Questions about the input of Syncnet

Rudrabha / Wav2Lip

This repository contains the codes of "A Lip Sync Expert Is All You Need for Speech to Lip Generation In the Wild", published at ACM Multimedia 2020. For HD commercial model, please try out Sync Labs

https://synclabs.so

9.8k stars 2.13k forks source link

Questions about the input of Syncnet #182

Closed wangsuzhen closed 3 years ago

wangsuzhen commented 3 years ago

In the code of syncnet model, the shape of _audiosequence is denoted as (B, dim, T), however, a 3D tensor is obviously can not be taken as the input of a 2D CNN network. So I resize the audio_sequence to (B, 1, dim, T), is this correct?
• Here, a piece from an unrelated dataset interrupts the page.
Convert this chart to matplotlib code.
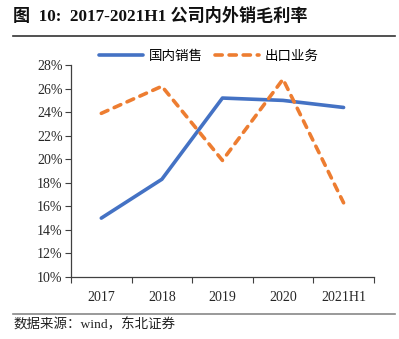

I extract the image sequence and mel sequence using your script from real videos, and calculate the cosine loss with your pretrained syncnet model. But I found the similar results between sync-pair and out-of-sync-pair. What's wrong with this?

prajwalkr commented 3 years ago

So I resize the audio_sequence to (B, 1, dim, T), is this correct?

Yes.

using your script from real videos

The released SyncNet model is not trained on large enough data to generalize well for real videos. It works only for LRS2 videos, which is sufficient to train Wav2Lip on LRS2.